Apple, a company known for building enormously popular, consumer-friendly devices, is among the many companies working to improve these headsets, a person familiar with the project said. But there are physical limitations holding the technology back.

Apple’s prototype, which resembles ski goggles, requires separate hardware that connects to the headset and must be worn elsewhere on the body, the person said. Apple declined to comment.

Ultimately, many experts argue, Zuckerberg’s vision will be realized only through lightweight eyeglasses that can layer digital images onto what you see in the real world — often called “augmented reality.”

As people walk down the street, they could check the latest sports scores from a digital display that seems to float in front of them. They could sit down for a meeting with people who are right next to them — and others who are not.

Google is among those developing this kind of eyewear. Years after introducing Google Glass — smart glasses that faced enormous backlash over their geeky vibe and casual approach to personal privacy — the company is nurturing a new project.

Last year, Google acquired a startup called North, which had purchased many of the patents behind a smart-glasses project that originated at computer chip giant Intel. The glasses could project digital images directly into the eyes of the people who wore them, and though they were heavier than ordinary glasses, they were reasonably comfortable, according to early testers. Google declined to comment.

But the mainstream appeal of what tech companies are describing is still an open question. Virtual reality that completely covers the eyes “is something you will use for certain tasks — and the experience might be amazing — but it is not something for the general public,” said Nikhil Balram, who helped oversee the development of virtual and augmented reality hardware at Google until November last year.

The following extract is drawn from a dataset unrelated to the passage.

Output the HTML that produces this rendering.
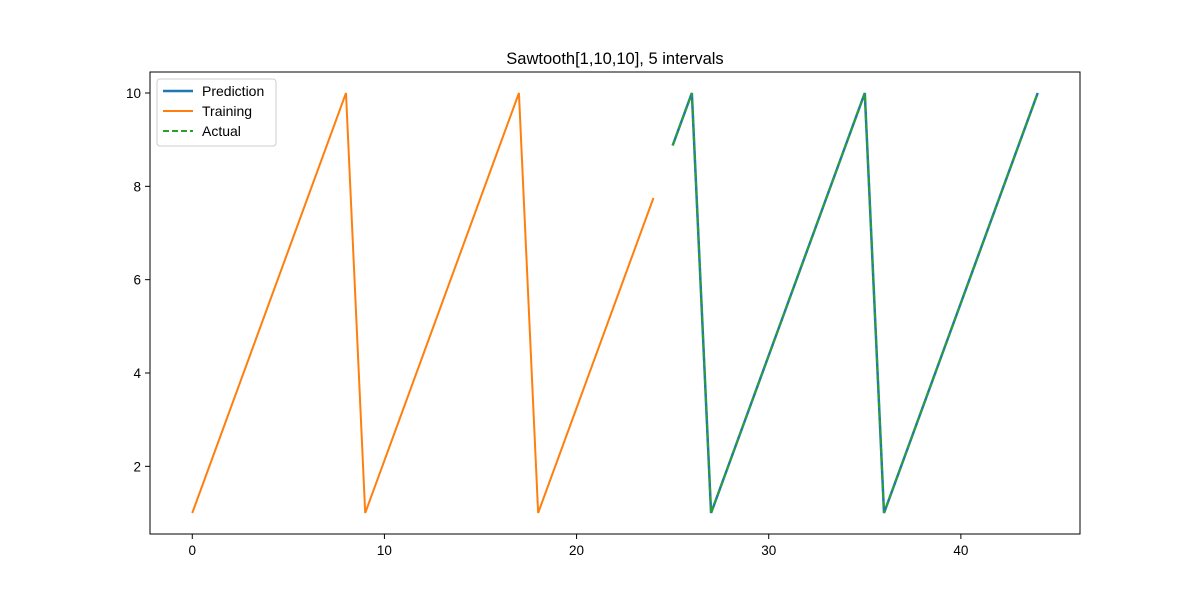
<!DOCTYPE html>
<html><head><meta charset="utf-8"><style>body{margin:0;background:#fff}svg{display:block;font-family:"Liberation Sans","DejaVu Sans",sans-serif}</style></head>
<body>
<svg id="chart" width="1200" height="600">
<rect width="1200" height="600" fill="#fff"/>
<text x="615" y="64" font-size="16.5" text-anchor="middle">Sawtooth[1,10,10], 5 intervals</text>
<g id="marks"></g>
<rect x="150" y="72" width="930" height="462" fill="none" stroke="#000" stroke-width="1"/>
<g id="ticks"></g>
<g>
<rect x="157" y="79" width="119" height="67" rx="3" fill="#fff" fill-opacity="0.8" stroke="#ccc"/>
<line x1="163" y1="91" x2="193" y2="91" stroke="#1f77b4" stroke-width="2.5"/>
<text x="202" y="96" font-size="14">Prediction</text>
<line x1="163" y1="111" x2="193" y2="111" stroke="#ff7f0e" stroke-width="2"/>
<text x="202" y="116" font-size="14">Training</text>
<line x1="163" y1="131" x2="193" y2="131" stroke="#2ca02c" stroke-width="2" stroke-dasharray="6,3"/>
<text x="202" y="136" font-size="14">Actual</text>
</g>
</svg>
<script>
const trainX=[0,1,2,3,4,5,6,7,8,9,10,11,12,13,14,15,16,17,18,19,20,21,22,23,24];
const trainY=[1,2.125,3.25,4.375,5.5,6.625,7.75,8.875,10,1,2.125,3.25,4.375,5.5,6.625,7.75,8.875,10,1,2.125,3.25,4.375,5.5,6.625,7.75];
const testX=[25,26,27,28,29,30,31,32,33,34,35,36,37,38,39,40,41,42,43,44];
const predY=[8.875,10,1,2.125,3.25,4.375,5.5,6.625,7.75,8.875,10,1,2.125,3.25,4.375,5.5,6.625,7.75,8.875,10];
const actualY=[8.875,10,1,2.125,3.25,4.375,5.5,6.625,7.75,8.875,10,1,2.125,3.25,4.375,5.5,6.625,7.75,8.875,10];
const xTicks=[0,10,20,30,40];
const yTicks=[2,4,6,8,10];
const NS="http://www.w3.org/2000/svg";
const xs=v=>150+(v+2.2)/48.4*930;
const ys=v=>534-(v-0.55)/9.9*462;
const marks=document.getElementById('marks'),ticks=document.getElementById('ticks');
function line(xa,ya,color,w,dash,name){
 const p=document.createElementNS(NS,'polyline');
 p.setAttribute('points',xa.map((x,i)=>xs(x)+','+ys(ya[i])).join(' '));
 p.setAttribute('fill','none');p.setAttribute('stroke',color);p.setAttribute('stroke-width',w);
 if(dash)p.setAttribute('stroke-dasharray',dash);
 
 
 marks.appendChild(p);
}
line(testX,predY,'#1f77b4',2.5,null,'prediction-line');
line(trainX,trainY,'#ff7f0e',2,null,'training-line');
line(testX,actualY,'#2ca02c',2,'6,3','actual-line');
xTicks.forEach(t=>{
 const l=document.createElementNS(NS,'line');
 l.setAttribute('x1',xs(t));l.setAttribute('x2',xs(t));l.setAttribute('y1',534);l.setAttribute('y2',539);l.setAttribute('stroke','#000');
 
 
 ticks.appendChild(l);
 const tx=document.createElementNS(NS,'text');
 tx.setAttribute('x',xs(t));tx.setAttribute('y',555);tx.setAttribute('font-size','13.5');tx.setAttribute('text-anchor','middle');
 tx.textContent=t;
 
 
 ticks.appendChild(tx);
});
yTicks.forEach(t=>{
 const l=document.createElementNS(NS,'line');
 l.setAttribute('x1',145);l.setAttribute('x2',150);l.setAttribute('y1',ys(t));l.setAttribute('y2',ys(t));l.setAttribute('stroke','#000');
 
 
 ticks.appendChild(l);
 const tx=document.createElementNS(NS,'text');
 tx.setAttribute('x',141);tx.setAttribute('y',ys(t)+5);tx.setAttribute('font-size','13.5');tx.setAttribute('text-anchor','end');
 tx.textContent=t;
 
 
 ticks.appendChild(tx);
});
</script>
</body></html>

Intel’s augmented reality project produced a prototype, Vaunt, which was tested with consumers. The leader of the project, Jerry Bautista, said in a recent interview that these glasses showed enormous promise not just as a personal technology that people wanted to use but as a new kind of computing platform that could provide new sources of revenue.

“We were giving away the hardware but making money on the data,” he said. “For every dollar of hardware, we were making three dollars on software and data sales.”

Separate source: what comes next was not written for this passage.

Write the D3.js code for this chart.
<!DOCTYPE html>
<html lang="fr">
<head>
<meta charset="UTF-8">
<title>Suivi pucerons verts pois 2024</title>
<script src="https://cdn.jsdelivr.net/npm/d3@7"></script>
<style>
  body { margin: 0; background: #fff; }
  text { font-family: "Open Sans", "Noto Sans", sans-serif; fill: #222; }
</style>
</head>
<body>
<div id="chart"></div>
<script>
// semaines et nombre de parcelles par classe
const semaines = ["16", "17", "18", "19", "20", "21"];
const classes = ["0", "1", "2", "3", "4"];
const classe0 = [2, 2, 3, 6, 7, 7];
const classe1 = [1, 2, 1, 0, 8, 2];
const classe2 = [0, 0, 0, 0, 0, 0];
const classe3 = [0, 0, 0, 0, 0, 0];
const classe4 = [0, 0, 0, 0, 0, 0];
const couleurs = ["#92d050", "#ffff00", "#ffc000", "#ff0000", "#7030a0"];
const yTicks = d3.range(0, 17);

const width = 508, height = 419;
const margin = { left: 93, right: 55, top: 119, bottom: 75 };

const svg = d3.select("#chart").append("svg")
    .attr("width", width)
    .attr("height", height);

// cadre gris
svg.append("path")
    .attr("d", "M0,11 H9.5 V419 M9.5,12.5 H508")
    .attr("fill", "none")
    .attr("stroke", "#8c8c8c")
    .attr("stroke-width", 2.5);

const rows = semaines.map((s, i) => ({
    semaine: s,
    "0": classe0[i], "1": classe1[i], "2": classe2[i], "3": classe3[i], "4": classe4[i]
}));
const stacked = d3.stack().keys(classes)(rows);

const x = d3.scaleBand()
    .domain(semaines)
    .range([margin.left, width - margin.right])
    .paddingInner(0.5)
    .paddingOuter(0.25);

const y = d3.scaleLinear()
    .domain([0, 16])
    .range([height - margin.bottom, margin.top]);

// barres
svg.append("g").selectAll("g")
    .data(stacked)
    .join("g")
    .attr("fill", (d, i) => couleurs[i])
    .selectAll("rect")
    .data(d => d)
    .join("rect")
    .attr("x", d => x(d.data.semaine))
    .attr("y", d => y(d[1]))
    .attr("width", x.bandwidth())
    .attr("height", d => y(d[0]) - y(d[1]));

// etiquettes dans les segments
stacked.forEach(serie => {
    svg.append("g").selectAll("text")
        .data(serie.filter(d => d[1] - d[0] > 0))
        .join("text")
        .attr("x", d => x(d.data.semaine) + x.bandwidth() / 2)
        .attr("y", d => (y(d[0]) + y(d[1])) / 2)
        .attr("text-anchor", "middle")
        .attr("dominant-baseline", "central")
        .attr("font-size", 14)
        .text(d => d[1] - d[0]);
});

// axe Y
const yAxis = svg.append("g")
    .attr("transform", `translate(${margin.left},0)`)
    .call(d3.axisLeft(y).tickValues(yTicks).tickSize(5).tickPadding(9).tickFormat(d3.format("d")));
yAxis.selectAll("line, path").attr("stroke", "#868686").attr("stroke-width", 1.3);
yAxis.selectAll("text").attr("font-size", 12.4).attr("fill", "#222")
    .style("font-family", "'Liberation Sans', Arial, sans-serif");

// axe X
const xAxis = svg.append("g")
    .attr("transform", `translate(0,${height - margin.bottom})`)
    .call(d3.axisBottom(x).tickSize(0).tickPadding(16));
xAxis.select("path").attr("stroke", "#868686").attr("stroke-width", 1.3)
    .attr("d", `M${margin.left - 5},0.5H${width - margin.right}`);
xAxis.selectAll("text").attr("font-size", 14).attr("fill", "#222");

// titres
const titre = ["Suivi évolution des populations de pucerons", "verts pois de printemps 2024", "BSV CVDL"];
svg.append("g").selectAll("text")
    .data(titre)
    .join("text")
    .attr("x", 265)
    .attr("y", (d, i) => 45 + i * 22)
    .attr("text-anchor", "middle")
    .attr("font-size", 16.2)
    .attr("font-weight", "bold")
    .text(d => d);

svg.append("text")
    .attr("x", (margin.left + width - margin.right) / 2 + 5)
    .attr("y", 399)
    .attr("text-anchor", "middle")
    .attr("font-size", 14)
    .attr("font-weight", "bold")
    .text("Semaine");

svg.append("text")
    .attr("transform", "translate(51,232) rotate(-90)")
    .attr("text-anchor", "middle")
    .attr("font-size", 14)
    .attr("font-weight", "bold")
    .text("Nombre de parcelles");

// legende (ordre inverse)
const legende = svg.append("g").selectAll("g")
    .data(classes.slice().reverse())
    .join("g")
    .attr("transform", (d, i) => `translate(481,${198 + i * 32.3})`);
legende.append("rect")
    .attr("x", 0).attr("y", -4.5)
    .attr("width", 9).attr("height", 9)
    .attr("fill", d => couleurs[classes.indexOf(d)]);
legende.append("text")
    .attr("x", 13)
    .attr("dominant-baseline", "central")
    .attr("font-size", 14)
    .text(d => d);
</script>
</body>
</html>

This is why companies like Apple, Google, Microsoft and Meta are exploring similar technologies. For some, they might be a way of selling software and services. For others, they might be a way of selling ads, Bautista said.

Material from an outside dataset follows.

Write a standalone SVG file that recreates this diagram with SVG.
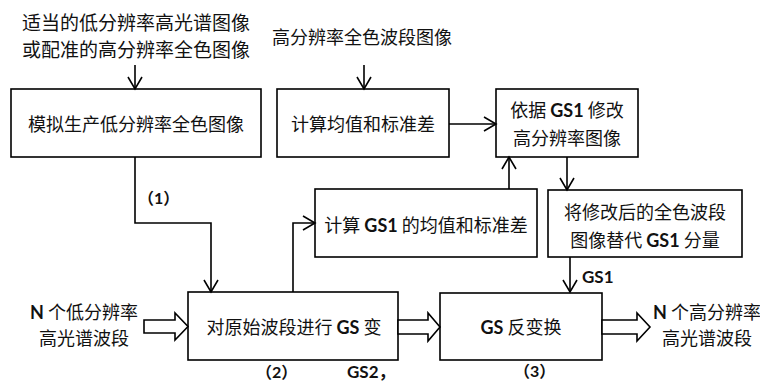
<svg xmlns="http://www.w3.org/2000/svg" width="760" height="383" viewBox="0 0 760 383">
<defs>
<marker id="ah" markerUnits="userSpaceOnUse" markerWidth="14" markerHeight="16" refX="12" refY="7" orient="auto" overflow="visible">
<path d="M0,0 L12,7 L0,14" fill="none" stroke="#000" stroke-width="1.6"/>
</marker>
<style>
.box{fill:#fff;stroke:#000;stroke-width:1.6}
.ln{fill:none;stroke:#000;stroke-width:1.6;marker-end:url(#ah)}
.ha{fill:#fff;stroke:#000;stroke-width:1.6}
text{font-family:"Noto Sans CJK SC","Noto Sans",sans-serif;font-size:18px;fill:#111}
.c{text-anchor:middle}
.b{font-family:Lato,"Noto Sans CJK SC",sans-serif;font-weight:bold}
.bb{font-weight:bold}
</style>
</defs>
<g id="labels">
<text x="22" y="30" style="font-size:19px">适当的低分辨率高光谱图像</text>
<text x="22" y="57" style="font-size:19px">或配准的高分辨率全色图像</text>
<text x="362" y="44" class="c">高分辨率全色波段图像</text>
<text x="84" y="319" class="c"><tspan class="b">N</tspan> 个低分辨率</text>
<text x="84" y="345" class="c">高光谱波段</text>
<text x="653" y="319"><tspan class="b">N</tspan> 个高分辨率</text>
<text x="662" y="345">高光谱波段</text>
<text x="138" y="204" class="bb" style="font-size:16px">（<tspan class="b">1</tspan>）</text>
<text x="582" y="283" class="b" style="font-size:17px">GS1</text>
<text x="256" y="378" class="bb" style="font-size:16px">（<tspan class="b">2</tspan>）</text>
<text x="347" y="378" class="b" style="font-size:17px">GS2，</text>
<text x="514" y="377" class="bb" style="font-size:16px">（<tspan class="b">3</tspan>）</text>
</g>
<g id="n1">
<rect class="box" x="11" y="89" width="250" height="68"/>
<text x="136" y="131" class="c">模拟生产低分辨率全色图像</text>
</g>
<g id="n2">
<rect class="box" x="277" y="89" width="172" height="68"/>
<text x="363" y="131" class="c">计算均值和标准差</text>
</g>
<g id="n3">
<rect class="box" x="496" y="89" width="142" height="68"/>
<text x="567" y="117" class="c">依据 <tspan class="b">GS1</tspan> 修改</text>
<text x="567" y="145" class="c">高分辨率图像</text>
</g>
<g id="n4">
<rect class="box" x="315" y="189" width="222" height="68"/>
<text x="426" y="232" class="c">计算 <tspan class="b">GS1</tspan> 的均值和标准差</text>
</g>
<g id="n5">
<rect class="box" x="548" y="190" width="194" height="67"/>
<text x="645" y="219" class="c">将修改后的全色波段</text>
<text x="645" y="247" class="c">图像替代 <tspan class="b">GS1</tspan> 分量</text>
</g>
<g id="n6">
<rect class="box" x="188" y="292" width="210" height="68"/>
<text x="294" y="334" class="c">对原始波段进行 <tspan class="b">GS</tspan> 变</text>
</g>
<g id="n7">
<rect class="box" x="440" y="293" width="162" height="67"/>
<text x="521" y="334" class="c"><tspan class="b">GS</tspan> 反变换</text>
</g>
<g id="connectors">
<line class="ln" x1="135" y1="65" x2="135" y2="89"/>
<line class="ln" x1="364" y1="65" x2="364" y2="89"/>
<line class="ln" x1="449" y1="124" x2="496" y2="124"/>
<line class="ln" x1="509" y1="189" x2="509" y2="157"/>
<line class="ln" x1="567" y1="157" x2="567" y2="190"/>
<line class="ln" x1="570" y1="257" x2="570" y2="292"/>
<polyline class="ln" points="135,157 135,223 211,223 211,292"/>
<polyline class="ln" points="293,292 293,223 315,223"/>
<polygon class="ha" points="144,320 175,320 175,313 188,326.5 175,340 175,333 144,333"/>
<polygon class="ha" points="398,320 428,320 428,313 440,327 428,341 428,334 398,334"/>
<polygon class="ha" points="602,320 637,320 637,313 650,327 637,341 637,334 602,334"/>
</g>
</svg>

But experts say perfecting this technology could take a decade — if not more. Some augmented reality glasses are as small and light as ordinary eyewear, but they do not yet offer the computing power needed to generate the convincing but unobtrusive images that everyday use would require.

“It sometimes feels like ‘10 years’ is code for ‘I have no idea,’” said Balram, who is developing augmented reality glasses at a company called EyeWay Vision after leaving Google.

In 2018, Intel shut down the Vaunt project, before selling many of its patents to North, the startup acquired by Google. Ultimately, Bautista said, the company felt it was just too difficult to answer the many questions surrounding the technology.

Because of privacy regulations in Europe and other parts of the world, he said, the project could end up harming the bottom line more than it helped. The company estimated that 3% of its yearly revenues could be at risk, he said.

Now, many of the world’s most powerful tech companies are facing the same questions.

“We can build amazing things,” Bautista said. “The hardware is not the hard part. The business models are not the hard part. Finding ways these devices can be used is not the hard part. The hard part is: What happens if the data leaks out?”